Micheal Ray Richardson was a brilliant player: a four-time NBA All-Star guard. He was also the first player banned for life by the league for drug use, something which was far more common during his playing days. Back in the 1980s, substances like cocaine were not only part of professional sports but also society and entertainment at large, and Richardson says talk about drugs was routine during what some still call the NBA’s cocaine era. “During warmups,” Richardson says, “guys on different teams would say, ‘Yo, man, I got what you’re looking for. Let’s get together when [the game] is over.’ And boom that’s how it got going.”
At the time, drugs were “everywhere – it was like a fad,” says Richardson, who also goes by the nickname Sugar. But in the NBA, it alienated many fans. So much so that to correct the problem, the NBA instituted a three-strike system, which led to Richardson’s 1986 banishment (all of which he discusses in his forthcoming memoir, Banned).

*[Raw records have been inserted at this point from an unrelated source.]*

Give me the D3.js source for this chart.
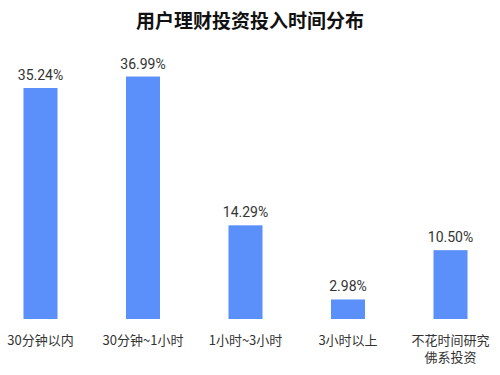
<!DOCTYPE html>
<html><head><meta charset="utf-8">
<script src="https://cdn.jsdelivr.net/npm/d3@7"></script>
<style>body{margin:0;background:#fff}</style>
</head><body>
<svg id="c" width="500" height="375"></svg>
<script>
const categories = [["30分钟以内"],["30分钟~1小时"],["1小时~3小时"],["3小时以上"],["不花时间研究","佛系投资"]];
const values = [35.24, 36.99, 14.29, 2.98, 10.50];
const labels = ["35.24%","36.99%","14.29%","2.98%","10.50%"];

const svg = d3.select("#c");
const x = d3.scaleBand().domain(d3.range(values.length)).range([-10.75, 501.75]).paddingInner(0.668).paddingOuter(0.334);
const y = d3.scaleLinear().domain([0, 40]).range([319, 56.8]);

svg.append("text").attr("x", 250).attr("y", 28).attr("text-anchor", "middle")
  .attr("font-family", "'Noto Sans CJK SC'").attr("font-weight", "bold").attr("font-size", 19).attr("fill", "#111")
  .text("用户理财投资投入时间分布");

svg.selectAll("rect.bar").data(values).join("rect").attr("class","bar")
  .attr("x", (d,i)=>x(i)).attr("width", x.bandwidth())
  .attr("y", d=>y(d)).attr("height", d=>y(0)-y(d)).attr("fill", "#5B8FF9");

svg.selectAll("text.val").data(values).join("text").attr("class","val")
  .attr("x", (d,i)=>x(i)+x.bandwidth()/2).attr("y", d=>y(d)-8)
  .attr("text-anchor","middle").attr("font-family","'Liberation Sans Narrow', Roboto, sans-serif").attr("font-size",14).attr("fill","#333")
  .text((d,i)=>labels[i]);

const cat = svg.selectAll("text.cat").data(categories).join("text").attr("class","cat")
  .attr("text-anchor","middle").attr("font-family","'Noto Sans CJK SC'").attr("font-size",13).attr("fill","#333");
cat.each(function(lines,i){
  d3.select(this).selectAll("tspan").data(lines).join("tspan")
    .attr("x", x(i)+x.bandwidth()/2).attr("y",(l,j)=>345+j*16.5).text(l=>l);
});
</script>
</body></html>
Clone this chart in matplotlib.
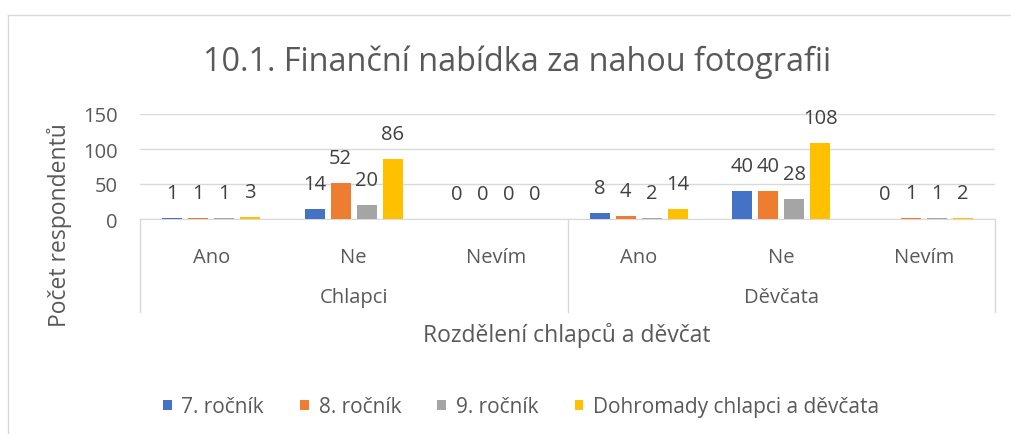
import matplotlib
matplotlib.use("Agg")
import matplotlib.pyplot as plt
import numpy as np
from matplotlib.transforms import blended_transform_factory
from matplotlib.patches import Patch

plt.rcParams['font.family'] = ['Open Sans', 'DejaVu Sans']

groups = ["Chlapci", "Děvčata"]
answers = ["Ano", "Ne", "Nevím"]
series = ["7. ročník", "8. ročník", "9. ročník", "Dohromady chlapci a děvčata"]
rocnik7 = [1, 14, 0, 8, 40, 0]
rocnik8 = [1, 52, 0, 4, 40, 1]
rocnik9 = [1, 20, 0, 2, 28, 1]
dohromady = [3, 86, 0, 14, 108, 2]
values = [rocnik7, rocnik8, rocnik9, dohromady]
colors = ["#4472C4", "#ED7D31", "#A5A5A5", "#FFC000"]
yticks = [0, 50, 100, 150]

W, H = 1011, 435
fig = plt.figure(figsize=(W / 100, H / 100), dpi=100)
ax = fig.add_axes([140 / W, 1 - 220 / H, 855 / W, 105 / H])

ncat = len(groups) * len(answers)
x = np.arange(ncat)
bw = 20 / 142.5
step = 26 / 142.5
offsets = (np.arange(4) - 1.5) * step
txtc = "#595959"
fs = 14.5
for i, (vals, c) in enumerate(zip(values, colors)):
    ax.bar(x + offsets[i], vals, width=bw, color=c, zorder=3, label=series[i])
    for xi, v in zip(x + offsets[i], vals):
        ax.annotate(str(v), (xi, v), xytext=(0, 18), textcoords="offset points",
                    ha="center", va="center", fontsize=fs, color="#404040")

ax.set_xlim(-0.5, ncat - 0.5)
ax.set_ylim(0, 150)
ax.set_yticks(yticks)
ax.tick_params(axis="y", length=0, pad=16, labelsize=fs, labelcolor=txtc)
ax.grid(axis="y", color="#D9D9D9", linewidth=1, zorder=0)
for s in ["top", "right", "left"]:
    ax.spines[s].set_visible(False)
ax.spines["bottom"].set_color("#D9D9D9")
ax.set_xticks(x)
ax.set_xticklabels(answers * len(groups))
ax.tick_params(axis="x", length=0, pad=20, labelsize=fs, labelcolor=txtc)

# group labels and separators
trans = blended_transform_factory(ax.transData, fig.transFigure)
for gi, g in enumerate(groups):
    cx = gi * len(answers) + (len(answers) - 1) / 2
    ax.text(cx, 1 - 298 / H, g, transform=trans, ha="center", va="center",
            fontsize=fs, color=txtc)
for b in [-0.5, 2.5, 5.5]:
    ax.plot([b, b], [1 - 220 / H, 1 - 313 / H], transform=trans, color="#D9D9D9",
            linewidth=1, clip_on=False)

fig.text(567 / W, 1 - 336 / H, "Rozdělení chlapců a děvčat", ha="center", va="center",
         fontsize=16.5, color=txtc)
fig.text(59 / W, 1 - 225 / H, "Počet respondentů", ha="center", va="center",
         rotation=90, fontsize=16.5, color=txtc)
fig.text(517 / W, 1 - 62 / H, "10.1. Finanční nabídka za nahou fotografii", ha="center",
         va="center", fontsize=23.3, color=txtc)

handles = [Patch(facecolor=c, label=s) for c, s in zip(colors, series)]
fig.legend(handles=handles, loc="center", bbox_to_anchor=(521 / W, 1 - 408 / H), ncol=4,
           frameon=False, fontsize=15, labelcolor=txtc, handlelength=0.42, handleheight=0.42,
           handletextpad=0.45, columnspacing=1.75)

# outer frame (top and left visible)
fig.add_artist(plt.Line2D([8 / W, 1], [1 - 16 / H, 1 - 16 / H], color="#D9D9D9", linewidth=1))
fig.add_artist(plt.Line2D([8 / W, 8 / W], [0, 1 - 16 / H], color="#D9D9D9", linewidth=1))

fig.savefig("out.png", dpi=100, facecolor="white")
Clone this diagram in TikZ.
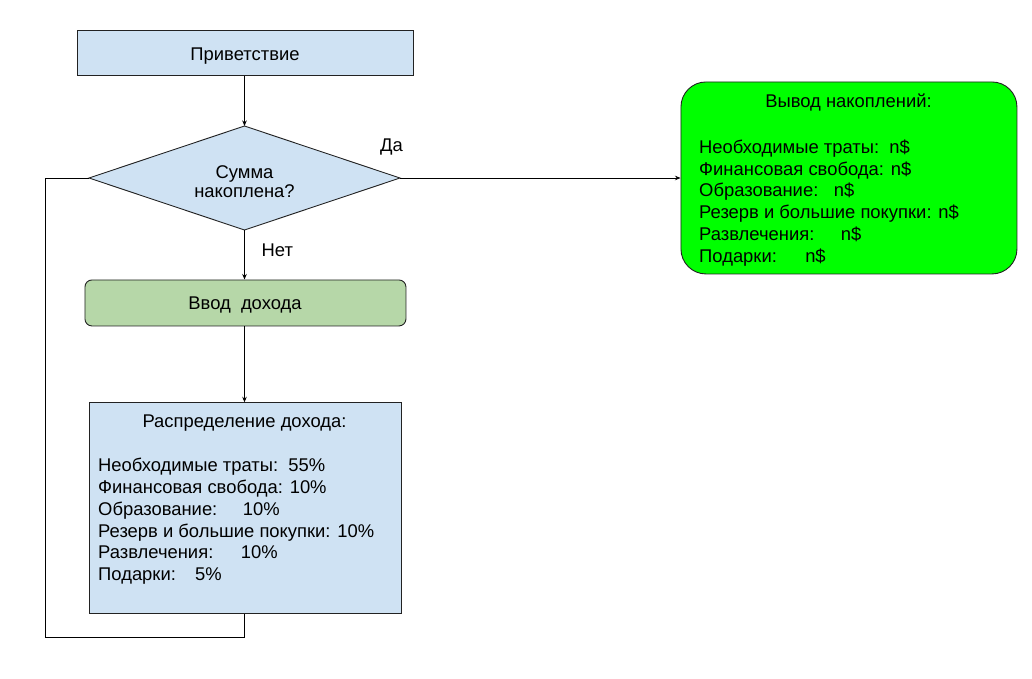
\documentclass[tikz,border=0pt]{standalone}
\usepackage{fontspec}
\setmainfont{Liberation Sans}
\usetikzlibrary{arrows.meta,shapes.geometric}
\definecolor{boxblue}{HTML}{CFE2F3}
\definecolor{boxgreen}{HTML}{B6D7A8}
\definecolor{brightgreen}{HTML}{00FF00}
\definecolor{edge}{HTML}{222222}
\begin{document}
\begin{tikzpicture}[x=1pt,y=-1pt,
  box/.style={draw=edge,line width=0.9pt,inner sep=0pt},
  ttl/.style={inner sep=0pt,anchor=base,font=\fontsize{18.4}{21}\selectfont},
  line/.style={inner sep=0pt,anchor=base west,font=\fontsize{18.4}{21}\selectfont},
  conn/.style={draw=black,line width=0.8pt},
  arr/.style={conn,-{Stealth[length=5.5pt,width=4.5pt]}}]
\useasboundingbox (0,0) rectangle (1032,678);

% start box
\node[box,fill=boxblue,rectangle,minimum width=336pt,minimum height=45pt,anchor=north west] (start) at (77,30) {};
\node[ttl] (starttxt) at (245,60) {Приветствие};

% decision diamond, drawn as a path with named corners
\coordinate (dtop) at (244.5,126);
\coordinate (dright) at (400,178);
\coordinate (dbot) at (244.5,230);
\coordinate (dleft) at (89,178);
\draw[box,fill=boxblue] (dtop) -- (dright) -- (dbot) -- (dleft) -- cycle;
\node[ttl] (q1) at (244.5,178.3) {Сумма};
\node[ttl] (q2) at (244.5,197) {накоплена?};
\node[ttl,anchor=base west] (yes) at (380,151.7) {Да};
\node[ttl,anchor=base west] (no) at (261.5,256) {Нет};

% income input
\node[box,fill=boxgreen,rectangle,rounded corners=7pt,minimum width=321pt,minimum height=46pt,anchor=north west] (input) at (84.5,279.5) {};
\node[ttl] (inputtxt) at (245,309.3) {Ввод\ \ дохода};

% distribution box
\node[box,fill=boxblue,rectangle,minimum width=312pt,minimum height=211pt,anchor=north west] (dist) at (88.5,402.3) {};
\node[ttl] (disttitle) at (244.5,427.7) {Распределение дохода:};
\foreach \t [count=\i] in {{Необходимые траты:\ \ 55\%},{Финансовая свобода: 10\%},{Образование:\ \ \ \ \hspace{5pt}10\%},{Резерв и большие покупки: 10\%},{Развлечения:\ \ \ \ \ \hspace{2pt}10\%},{Подарки:\ \ \ \hspace{4pt}5\%}}
  \node[line,name=dl\i] at (98,471.7+21.8*\i-21.8) {\t};

% savings output
\node[box,fill=brightgreen,rectangle,rounded corners=25pt,minimum width=336pt,minimum height=192pt,anchor=north west] (out) at (680.5,81.5) {};
\node[ttl] (outtitle) at (848.5,107.7) {Вывод накоплений:};
\foreach \t [count=\i] in {{Необходимые траты:\ \ n\$},{Финансовая свобода: n\$},{Образование:\ \ \ \ \hspace{-5pt}n\$},{Резерв и большие покупки: n\$},{Развлечения:\ \ \ \ \ \hspace{1pt}n\$},{Подарки:\ \ \ \hspace{13pt}n\$}}
  \node[line,name=ol\i] at (699,153.3+21.8*\i-21.8) {\t};

% connectors
\coordinate (loopbot) at (244.5,637.5);
\coordinate (loopleft) at (45.5,637.5);
\coordinate (looptop) at (45.5,178);
\draw[arr] (start.south -| dtop) -- (dtop);
\draw[arr] (dright) -- (dright -| out.west);
\draw[arr] (dbot) -- (dbot |- input.north);
\draw[arr] (input.south -| dtop) -- (dist.north -| dtop);
\draw[conn] (dist.south -| dtop) -- (loopbot) -- (loopleft) -- (looptop) -- (dleft);
\end{tikzpicture}
\end{document}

Today, aside from the 10ft basket and the five-on-five competition, the NBA does not resemble the league in the late 1970s and early 1980s. But when it comes to drugs, that change took time. For Richardson, who grew up modestly in the midwest and only got into drugs after succumbing to peer pressure while living in New York City and playing for the Knicks, drugs were not a part of his early life. Then they overtook him and led to a debilitating years-long addiction. But his story is far from unique. When David Stern took over as commissioner of the NBA in 1984, one of his top priorities, along with promoting the Magic Johnson-Larry Bird rivalry, was cleaning up the game. That meant suspensions and lifetime bans (Richardson was also the first player reinstated to the NBA, in 1988, but he never returned to the league).